The conventional wisdom is that the Rehnquist Court has a federalism agenda-restricting the scope of federal legislative power and augmenting state power to ignore federal law-that it is implementing Term by Term. In this Article Professor Massey challenges that view, arguing that the localist bias of the Rehnquist Court's federalism is far less monolithic than is typically assumed. Of course it is true that the Rehnquist Court has used judicial review in important ways to increase state autonomy and limit federal legislative power. The scope of state freedom from regulation under the commerce clause has broadened; the deference paid by courts to congressional judgment that regulated activities substantially affect interstate commerce has diminished; the power of Congress to abrogate state sovereign immunity has shrunk; and congressional power to enforce the substantive guarantees of the Fourteenth Amendment has been subjected to heightened judicial scrutiny to ensure that Congress acts only to remedy violations of those substantive guarantees. These developments, while by no means insignificant, are not radical, insupportable, and reactionary measures, as they are often portrayed, but are devices responding to the need, rooted in the theory of federalism, for diffusion of power between the center and constituent elements of a federal system. However, the Rehnquist Court has been far from consistent in its development of federalism. The presumption against preemption has been largely ignored and the Court has begun to signal a more robust willingness to find federal grounds to examine issues of state law determined with finality by state courts. These latter developments cast considerable doubt on the claim that the Rehnquist Court has an unyielding agenda of expanding state autonomy and shrinking federal power, yet simultaneously open the Court to the charge that its brand of federalism is expedient. In this the Rehnquist Court has much company, for expediency and federalism are the Siamese twins of American constitutional history.

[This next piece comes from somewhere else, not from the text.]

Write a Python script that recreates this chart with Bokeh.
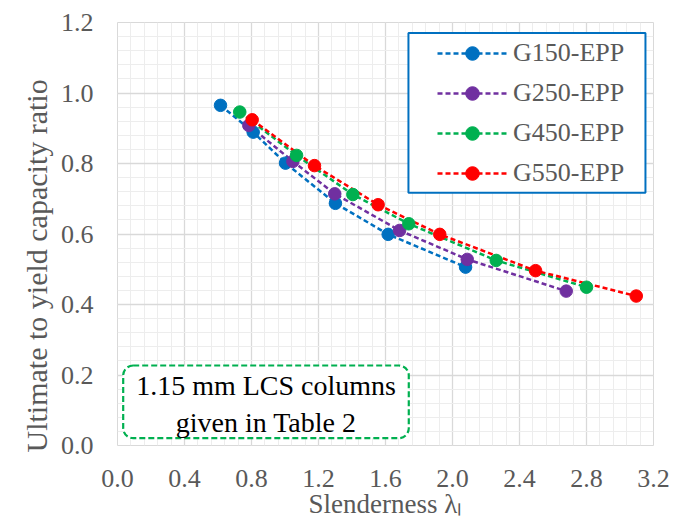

Professor Massey's argument proceeds in two major parts. First, he explains why federalism matters-why it is important to maintain significant state autonomy-and why the judiciary should play a role, albeit not the dominant role, in ensuring the continuance of a living federalism. Second, he examines the Rehnquist Court's federalism, defending those portions of its work that are consistent with the laudable goals of federalism and criticizing those portions are that inhibit the high ambitions of American federalism.